Outfit 3 — Casual Spring Evening Out
Washed sky blue trucker jacket over a floral midi slip dress in complementary warm tones, paired with white leather platform sandals and small gold hoop earrings. Jacket sleeves pushed to the elbow if warmth allows. The structured jacket over the soft dress creates proportion without effort.
Alternatives
Madewell The Jean Jacket — $148
Better for buyers who want a heavier-weight denim with a more relaxed fit through the shoulders and arms. The construction is more structured, the fit is less tapered, and it functions as a slightly warmer layer. Worth the $58.50 premium if arm mobility is a dealbreaker or if you run cold.
Gap Denim Jacket — $69.95 (frequently on sale)
Better for buyers who want to spend less and are not bothered by a stiffer break-in period. The quality gap is real — lighter hardware, thinner fabric, less refined stitching — but at $20 less, it is a defensible trade-off for occasional wear rather than daily use.
Agolde Criss Cross Upcycled Trucker Jacket — $228
Better for buyers who want the sustainability credential and a more fashion-forward cut with a cropped, oversized silhouette. The price is not justified by construction alone — you are paying for the brand positioning and the distinct fit. Only worth it if the aesthetic aligns specifically with your wardrobe.
Pros
- Soft-washed finish delivers genuinely immediate comfort; no stiffness on first wear and no break-in period required
- Copper-tone snap hardware is appropriately weighted and has not loosened after repeated machine washing
- Pastel colorways — particularly sage green and dusty rose — are accurate to product photography; no color disappointment on delivery
- At $89.50, underpriced relative to the Madewell equivalent by $58.50 with no meaningful quality deficit on construction or fabric hand feel
- Available at Amazon, Nordstrom, Target, and Macy's simultaneously, making size exchanges genuinely low-friction
- Layers cleanly over a thin knit or long-sleeve tee without adding shoulder bulk or breaking the silhouette
Cons
- Sleeve length runs short — buyers over 6'1" lose up to an inch of coverage at the wrist at true-to-size, and sizing up adds chest volume without fully resolving it
- 2% elastane is insufficient to compensate for the slim sleeve pattern; raising the arm past shoulder height creates a pulling sensation across the upper back and shoulder seam
- Pastel colorways — particularly dusty rose and sky blue — show dirt, scuffs, and pen marks visibly; these are not wipe-clean surfaces
- Side waist tabs have a functional adjustment range of roughly half an inch on sizes L and above, making them decorative at that point rather than structural
- Unlined construction means this jacket is not viable as a standalone layer below 40°F; its seasonal window is narrow
- Chest fit is designed for a slim torso; buyers with a fuller bust or broader build at true-to-size will hit the limits of the fabric before the fit reads as intended
Current Price
$89.50
Available at Amazon.com
Buy It Now →Price verified as of May 11, 2026. WYS may earn a commission on purchases.
The WYS Verdict
The Levi's Lightweight Trucker Jacket is the correct answer to a specific spring layering problem for most buyers. The soft-washed construction is not a marketing claim — it is a real, tactile difference that makes this jacket wearable immediately in a category where that is genuinely unusual. The pastel colorways are on-trend without feeling like a trend-chasing mistake, and the price sits at the point where you are buying quality rather than a name.
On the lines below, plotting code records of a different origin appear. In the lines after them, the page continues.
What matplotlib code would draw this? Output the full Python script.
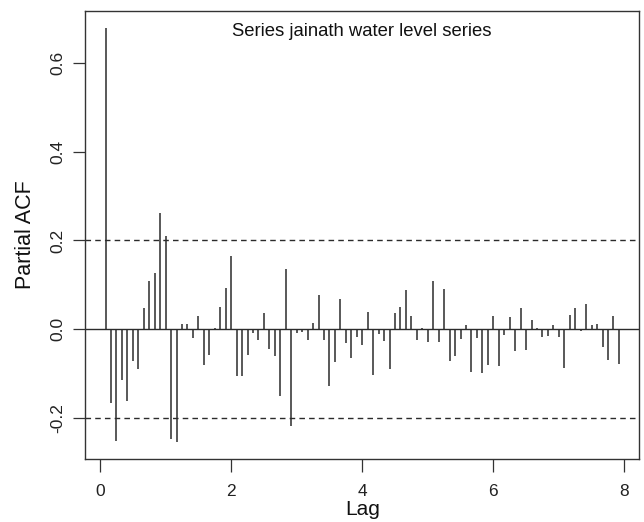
import matplotlib
matplotlib.use("Agg")
import matplotlib.pyplot as plt
import numpy as np

plt.rcParams['font.family'] = ['Liberation Sans', 'DejaVu Sans']

# partial autocorrelations, lags 1..95 at frequency 12
pacf_vals = [
 0.679, -0.166, -0.251, -0.113, -0.162, -0.072, -0.090, 0.047, 0.109, 0.127,
 0.261, 0.211, -0.246, -0.254, 0.011, 0.011, -0.020, 0.031, -0.080, -0.057,
 0.003, 0.050, 0.094, 0.166, -0.106, -0.104, -0.057, -0.008, -0.025, 0.036,
 -0.045, -0.060, -0.149, 0.136, -0.218, -0.009, -0.007, -0.025, 0.015, 0.077,
 -0.024, -0.127, -0.073, 0.068, -0.031, -0.064, -0.018, -0.036, 0.038, -0.102,
 -0.011, -0.027, -0.089, 0.036, 0.050, 0.089, 0.030, -0.025, 0.003, -0.028,
 0.109, -0.028, 0.091, -0.072, -0.060, -0.022, 0.010, -0.096, -0.020, -0.099,
 -0.080, 0.031, -0.082, -0.013, 0.027, -0.048, 0.047, -0.046, 0.022, 0.004,
 -0.018, -0.015, 0.010, -0.018, -0.087, 0.033, 0.047, -0.004, 0.056, 0.010,
 0.013, -0.039, -0.069, 0.031, -0.077]
freq = 12
ci = 0.2
lags = np.arange(1, len(pacf_vals) + 1) / freq
title = "Series jainath water level series"

fig = plt.figure(figsize=(6.44, 5.22), dpi=100)
ax = fig.add_axes([0.132, 0.121, 0.861, 0.858])

ax.vlines(lags, 0, pacf_vals, color='#2b2b2b', lw=1.1)
ax.axhline(0, color='#2b2b2b', lw=1.0)
for c in (ci, -ci):
 ax.axhline(c, color='#2b2b2b', lw=1.0, ls=(0, (4, 3)))

# R style 4% padding
lo, hi = min(pacf_vals), max(pacf_vals)
pad = 0.04 * (hi - lo)
ax.set_ylim(lo - pad, hi + pad)
xpad = 0.04 * (lags[-1] - lags[0])
ax.set_xlim(lags[0] - xpad, lags[-1] + xpad)

ax.set_xticks([0, 2, 4, 6, 8])
ax.set_yticks([-0.2, 0.0, 0.2, 0.4, 0.6])
ax.set_yticklabels(['-0.2', '0.0', '0.2', '0.4', '0.6'], rotation=90, va='center')
ax.tick_params(axis='both', length=9, width=0.9, color='#333333', labelsize=12.5, labelcolor='#222222')
ax.tick_params(axis='x', pad=9)
ax.tick_params(axis='y', pad=5)
for s in ax.spines.values():
 s.set_linewidth(1.0)
 s.set_color('#333333')

ax.set_xlabel("Lag", fontsize=15, color='#111111', va='center')
ax.set_ylabel("Partial ACF", fontsize=15.5, color='#111111', va='center')
ax.xaxis.set_label_coords(0.5, -0.112)
ax.yaxis.set_label_coords(-0.108, 0.5)
ax.text(0.5, 0.955, title, transform=ax.transAxes, ha='center', va='center', fontsize=13.3, color='#111111')

fig.savefig("out.png", dpi=100)
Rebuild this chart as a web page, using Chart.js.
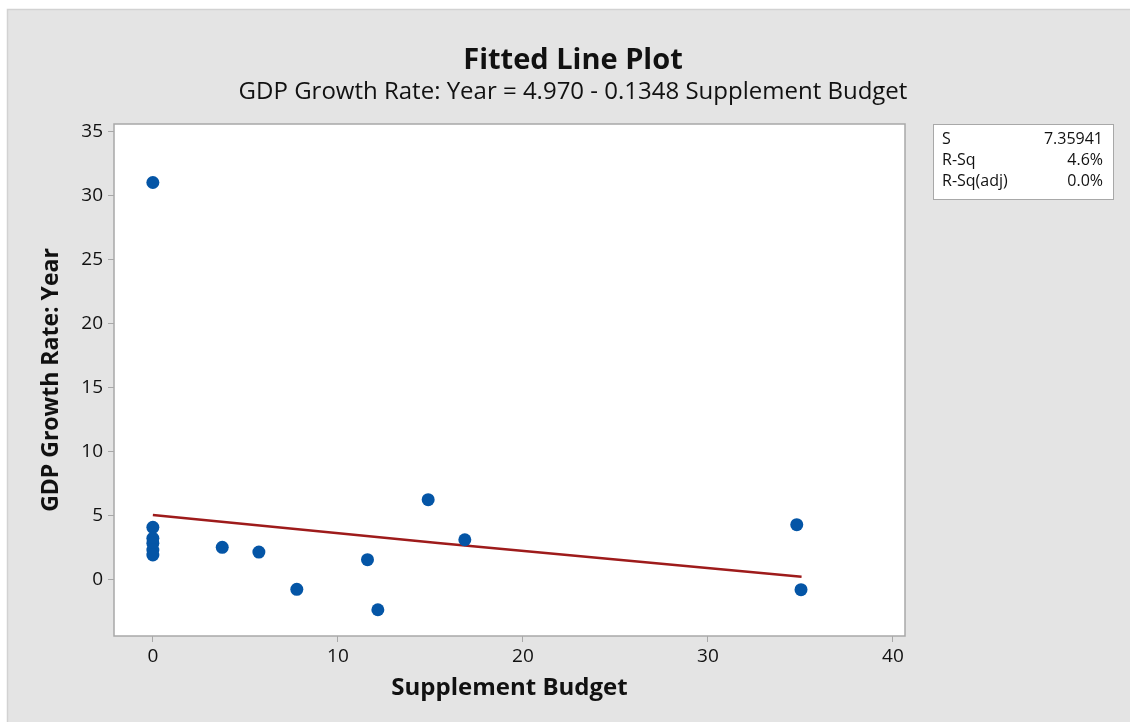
<!DOCTYPE html>
<html lang="en">
<head>
    <meta charset="UTF-8">
    <title>Fitted Line Plot</title>
    <script src="https://cdn.jsdelivr.net/npm/chart.js@4.4.1/dist/chart.umd.min.js"></script>
    <style>
        html, body { margin: 0; padding: 0; background: #ffffff; }
        #wrap { width: 1130px; height: 722px; }
    </style>
</head>
<body>
<div id="wrap"><canvas id="fitChart" width="1130" height="722"></canvas></div>
<script>
    var budgetX = [0, 0, 0, 0, 0, 0, 3.75, 5.73, 7.78, 11.6, 12.16, 14.88, 16.86, 34.8, 35.03];
    var growthY = [31.0, 4.06, 3.2, 2.81, 2.29, 1.9, 2.5, 2.13, -0.78, 1.53, -2.38, 6.22, 3.09, 4.27, -0.81];

    // fitted line as drawn
    var fitX = [0, 15.4, 35.06];
    var fitY = [5.02, 2.84, 0.2];

    var xTicks = [0, 10, 20, 30, 40];
    var yTicks = [0, 5, 10, 15, 20, 25, 30, 35];

    var statNames = ['S', 'R-Sq', 'R-Sq(adj)'];
    var statValues = ['7.35941', '4.6%', '0.0%'];

    var FONT = "'Open Sans', 'Noto Sans', sans-serif";

    // background, white plot area, frame and stats box
    var framePlugin = {
        id: 'framePlugin',
        beforeDraw: function(chart) {
            var c = chart.ctx;
            var a = chart.chartArea;
            c.save();
            c.fillStyle = '#ffffff';
            c.fillRect(0, 0, chart.width, chart.height);
            c.fillStyle = '#e4e4e4';
            c.fillRect(7, 9, chart.width - 7, chart.height - 9);
            c.strokeStyle = '#d2d2d2';
            c.lineWidth = 1.5;
            c.beginPath();
            c.moveTo(7.5, chart.height);
            c.lineTo(7.5, 9.5);
            c.lineTo(chart.width, 9.5);
            c.stroke();
            c.fillStyle = '#ffffff';
            c.fillRect(a.left, a.top, a.right - a.left, a.bottom - a.top);
            c.restore();
        },
        afterDraw: function(chart) {
            var c = chart.ctx;
            var a = chart.chartArea;
            c.save();
            c.strokeStyle = '#a8a8a8';
            c.lineWidth = 1.5;
            c.strokeRect(a.left, a.top, a.right - a.left, a.bottom - a.top);

            // stats box
            var bx = 933, by = 124, bw = 180, bh = 75;
            c.fillStyle = '#ffffff';
            c.fillRect(bx, by, bw, bh);
            c.strokeStyle = '#a8a8a8';
            c.lineWidth = 1;
            c.strokeRect(bx + 0.5, by + 0.5, bw, bh);
            c.fillStyle = '#111111';
            c.font = '16px ' + FONT;
            c.textBaseline = 'middle';
            for (var i = 0; i < statNames.length; i++) {
                var ty = by + 15 + i * 21;
                c.textAlign = 'left';
                c.fillText(statNames[i], bx + 9, ty);
                c.textAlign = 'right';
                c.fillText(statValues[i], bx + bw - 10, ty);
            }
            c.restore();
        }
    };

    var scatterData = budgetX.map(function(x, i) { return { x: x, y: growthY[i] }; });
    var fitData = fitX.map(function(x, i) { return { x: x, y: fitY[i] }; });

    new Chart(document.getElementById('fitChart').getContext('2d'), {
        type: 'scatter',
        data: {
            datasets: [{
                label: 'Fit',
                type: 'line',
                data: fitData,
                borderColor: '#9e1b1b',
                borderWidth: 2.5,
                pointRadius: 0,
                fill: false,
                tension: 0,
                order: 2
            }, {
                label: 'Observed',
                data: scatterData,
                backgroundColor: '#0455a6',
                borderColor: '#0455a6',
                pointRadius: 6.5,
                pointBorderWidth: 0,
                order: 1
            }]
        },
        options: {
            responsive: false,
            animation: false,
            layout: {
                padding: { top: 28, right: 0, bottom: 0, left: 16 }
            },
            plugins: {
                legend: { display: false },
                tooltip: { enabled: false },
                title: {
                    display: true,
                    text: 'Fitted Line Plot',
                    color: '#111111',
                    font: { family: FONT, size: 29, weight: 'bold' },
                    padding: { top: 15, bottom: 0 }
                },
                subtitle: {
                    display: true,
                    text: 'GDP Growth Rate: Year = 4.970 - 0.1348 Supplement Budget',
                    color: '#111111',
                    font: { family: FONT, size: 24 },
                    padding: { top: 0, bottom: 17.4 }
                }
            },
            scales: {
                x: {
                    type: 'linear',
                    min: -2.1,
                    max: 40.65,
                    afterBuildTicks: function(scale) {
                        scale.ticks = xTicks.map(function(v) { return { value: v }; });
                    },
                    afterFit: function(scale) { scale.height = 86; },
                    grid: { drawOnChartArea: false, tickLength: 6, color: '#a8a8a8' },
                    border: { display: false },
                    ticks: {
                        color: '#111111',
                        font: { family: FONT, size: 19 },
                        padding: 3,
                        maxRotation: 0
                    },
                    title: {
                        display: true,
                        text: 'Supplement Budget',
                        color: '#111111',
                        font: { family: FONT, size: 24, weight: 'bold' },
                        padding: { top: 0, bottom: 19 }
                    }
                },
                y: {
                    type: 'linear',
                    min: -4.43,
                    max: 35.57,
                    afterBuildTicks: function(scale) {
                        scale.ticks = yTicks.map(function(v) { return { value: v }; });
                    },
                    afterFit: function(scale) { scale.width = 98; },
                    grid: { drawOnChartArea: false, tickLength: 6, color: '#a8a8a8' },
                    border: { display: false },
                    ticks: {
                        color: '#111111',
                        font: { family: FONT, size: 19 },
                        padding: 5
                    },
                    title: {
                        display: true,
                        text: 'GDP Growth Rate: Year',
                        color: '#111111',
                        font: { family: FONT, size: 23, weight: 'bold' },
                        padding: { top: 22, bottom: 4 }
                    }
                },
                // empty right-hand strip that holds the stats box
                yR: {
                    type: 'linear',
                    position: 'right',
                    min: 0,
                    max: 1,
                    afterFit: function(scale) { scale.width = 225; },
                    grid: { display: false },
                    border: { display: false },
                    ticks: { display: false }
                }
            }
        },
        plugins: [framePlugin]
    });
</script>
</body>
</html>
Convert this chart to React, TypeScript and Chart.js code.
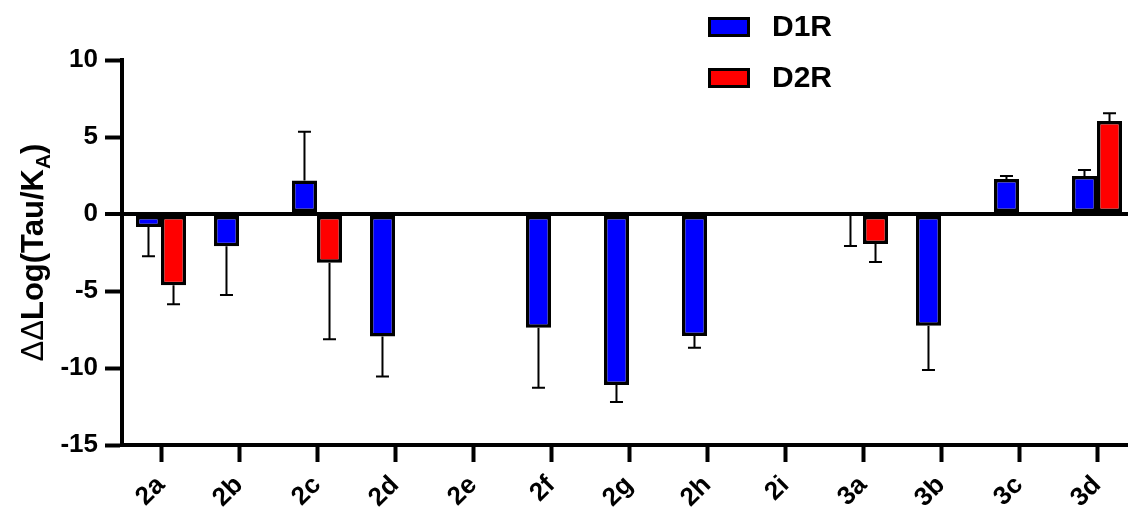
import React, { useEffect, useRef } from "react";
import { Chart, registerables } from "chart.js";

Chart.register(...registerables);

const categories = ["2a", "2b", "2c", "2d", "2e", "2f", "2g", "2h", "2i", "3a", "3b", "3c", "3d"];
const d1rValues = [-0.85, -2.1, 2.18, -7.95, null, -7.38, -11.1, -7.92, null, 0, -7.25, 2.27, 2.47];
const d1rErrors = [1.9, 3.16, 3.16, 2.6, null, 3.9, 1.1, 0.76, null, 2.08, 2.88, 0.2, 0.39];
const d2rValues = [-4.62, null, -3.16, null, null, null, null, null, null, -1.95, null, null, 6.04];
const d2rErrors = [1.24, null, 4.98, null, null, null, null, null, null, 1.17, null, null, 0.5];
const seriesLabels = ["D1R", "D2R"];
const seriesColors = ["#0000FF", "#FF0000"];
const yTicks = { min: -15, max: 10, step: 5 };

const FONT = "'Liberation Sans', Arial, Helvetica, sans-serif";

const errorBarPlugin = {
  id: "errorBars",
  afterDatasetsDraw(chart: any) {
    const ctx = chart.ctx;
    const yScale = chart.scales.y;
    chart.data.datasets.forEach((ds: any, di: number) => {
      const meta = chart.getDatasetMeta(di);
      meta.data.forEach((bar: any, i: number) => {
        const v = ds.data[i];
        const e = ds.errors ? ds.errors[i] : null;
        if (v == null || e == null) return;
        const dir = v > 0 ? 1 : -1;
        const y0 = yScale.getPixelForValue(v);
        const y1 = yScale.getPixelForValue(v + dir * e);
        ctx.save();
        ctx.strokeStyle = "#000";
        ctx.lineWidth = 2;
        ctx.beginPath();
        ctx.moveTo(bar.x, y0);
        ctx.lineTo(bar.x, y1);
        ctx.moveTo(bar.x - 6.5, y1);
        ctx.lineTo(bar.x + 6.5, y1);
        ctx.stroke();
        ctx.restore();
      });
    });
  },
};

const legendPlugin = {
  id: "customLegend",
  afterDraw(chart: any) {
    const ctx = chart.ctx;
    chart.data.datasets.forEach((ds: any, i: number) => {
      const y = 17 + i * 51;
      ctx.save();
      ctx.fillStyle = ds.backgroundColor;
      ctx.fillRect(708, y, 42, 20);
      ctx.strokeStyle = "#000";
      ctx.lineWidth = 3;
      ctx.strokeRect(709.5, y + 1.5, 39, 17);
      ctx.fillStyle = "#000";
      ctx.font = `bold 30px ${FONT}`;
      ctx.textBaseline = "middle";
      ctx.textAlign = "left";
      ctx.fillText(ds.label, 772, y + 11);
      ctx.restore();
    });
  },
};

const yTitlePlugin = {
  id: "yTitle",
  afterDraw(chart: any) {
    const ctx = chart.ctx;
    const area = chart.chartArea;
    const cy = (area.top + area.bottom) / 2;
    const parts = [
      { t: "ΔΔ", font: `normal 31px ${FONT}`, dy: 0 },
      { t: "Log(Tau/K", font: `bold 31px ${FONT}`, dy: 0 },
      { t: "A", font: `bold 21px ${FONT}`, dy: 7 },
      { t: ")", font: `bold 31px ${FONT}`, dy: 0 },
    ];
    ctx.save();
    ctx.translate(43, cy);
    ctx.rotate(-Math.PI / 2);
    ctx.fillStyle = "#000";
    ctx.textBaseline = "alphabetic";
    ctx.textAlign = "left";
    let total = 0;
    const widths = parts.map((p) => {
      ctx.font = p.font;
      const w = ctx.measureText(p.t).width;
      total += w;
      return w;
    });
    let x = -total / 2;
    parts.forEach((p, i) => {
      ctx.font = p.font;
      ctx.fillText(p.t, x, p.dy);
      x += widths[i];
    });
    ctx.restore();
  },
};

export default function App() {
  const canvasRef = useRef<HTMLCanvasElement | null>(null);

  useEffect(() => {
    if (!canvasRef.current) return;
    const chart = new Chart(canvasRef.current, {
      type: "bar",
      data: {
        labels: categories,
        datasets: [
          {
            label: seriesLabels[0],
            data: d1rValues,
            errors: d1rErrors,
            backgroundColor: seriesColors[0],
            borderColor: "#000",
            borderWidth: 3.5,
            borderSkipped: false,
            categoryPercentage: 0.642,
            barPercentage: 1.0,
          } as any,
          {
            label: seriesLabels[1],
            data: d2rValues,
            errors: d2rErrors,
            backgroundColor: seriesColors[1],
            borderColor: "#000",
            borderWidth: 3.5,
            borderSkipped: false,
            categoryPercentage: 0.642,
            barPercentage: 1.0,
          } as any,
        ],
      },
      options: {
        responsive: false,
        animation: false,
        devicePixelRatio: 1,
        layout: { padding: { top: 60, right: 4, left: 0, bottom: 0 } },
        plugins: {
          legend: { display: false },
          tooltip: { enabled: false },
        },
        scales: {
          x: {
            offset: true,
            grid: {
              display: true,
              drawOnChartArea: false,
              offset: false,
              tickLength: 17,
              tickColor: "#000",
              tickWidth: 4,
            },
            border: { display: true, color: "#000", width: 4 },
            ticks: {
              autoSkip: false,
              minRotation: 45,
              maxRotation: 45,
              color: "#000",
              padding: 8,
              font: { family: FONT, size: 26, weight: "bold" },
            },
            afterFit: (s: any) => {
              s.height = 65;
            },
          },
          y: {
            min: yTicks.min,
            max: yTicks.max,
            ticks: {
              stepSize: yTicks.step,
              color: "#000",
              padding: 7,
              font: { family: FONT, size: 26, weight: "bold" },
            },
            grid: {
              drawOnChartArea: true,
              color: (c: any) => (c.tick && c.tick.value === 0 ? "#000" : "rgba(0,0,0,0)"),
              lineWidth: (c: any) => (c.tick && c.tick.value === 0 ? 4 : 1),
              tickColor: "#000",
              tickLength: 17,
              tickWidth: 4,
            },
            border: { display: true, color: "#000", width: 4 },
            afterFit: (s: any) => {
              s.width = 122;
            },
          },
        },
      } as any,
      plugins: [errorBarPlugin, legendPlugin, yTitlePlugin],
    });
    return () => chart.destroy();
  }, []);

  return (
    <div
      style={{
        position: "fixed",
        left: 0,
        top: 0,
        width: 1128,
        height: 510,
        overflow: "hidden",
        background: "#fff",
      }}
    >
      <canvas ref={canvasRef} width={1140} height={510} style={{ display: "block" }} />
    </div>
  );
}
The sleeve length problem is real and it is not fixable by buying this jacket. If you are over 6'1", this is not your jacket — size up and accept the chest-room trade-off, or go to Madewell for a better sleeve-length-to-shoulder-width ratio. Buyers with broader builds should try before buying rather than ordering blind.
For everyone else — standard build, 5'4"–6'0", planning to layer over a tee or thin knit, interested in a spring color — this delivers precisely what it promises and undercuts the competition on price.
Score: 7.8 out of 10
Buy it if you fit the physical profile this jacket is cut for and want a single transitional layer that handles 45–65°F without negotiation. Skip it if you are tall, broad-shouldered, or planning to use it as a genuine cold-weather layer — the sleeve and chest constraints will frustrate you within the first week.
Frequently Asked Questions
Is the Levi's Lightweight Trucker Jacket worth buying?
With a score of 7.8/10, the jacket successfully addresses the core trucker jacket problem by providing warmth, lightness, and versatility across multiple outfit types. It's worth buying if you need a spring layer, though it has temperature and layering limitations that prevent a higher rating.
What size should I order if I'm over 6 feet tall?
Size up one if sleeve length is a priority, as buyers over 6'1" consistently report half an inch to an inch of exposed wrist at true-to-size. Sizing up will add the necessary sleeve length, though it also increases the overall fit through the torso.
Does this jacket require a break-in period?
No—the soft-washed finish makes this jacket immediately comfortable out of the box with no break-in period required. The fabric feels worn-in from the first wear, with no stiffness across the shoulders or at the collar.
What temperature range is this jacket best suited for?
The jacket performs best in the 45–60°F range with low wind conditions. Below 45°F, the unlined construction provides insufficient insulation unless layered with a midweight hoodie, and above 65°F it may feel too warm despite adequate cotton breathability.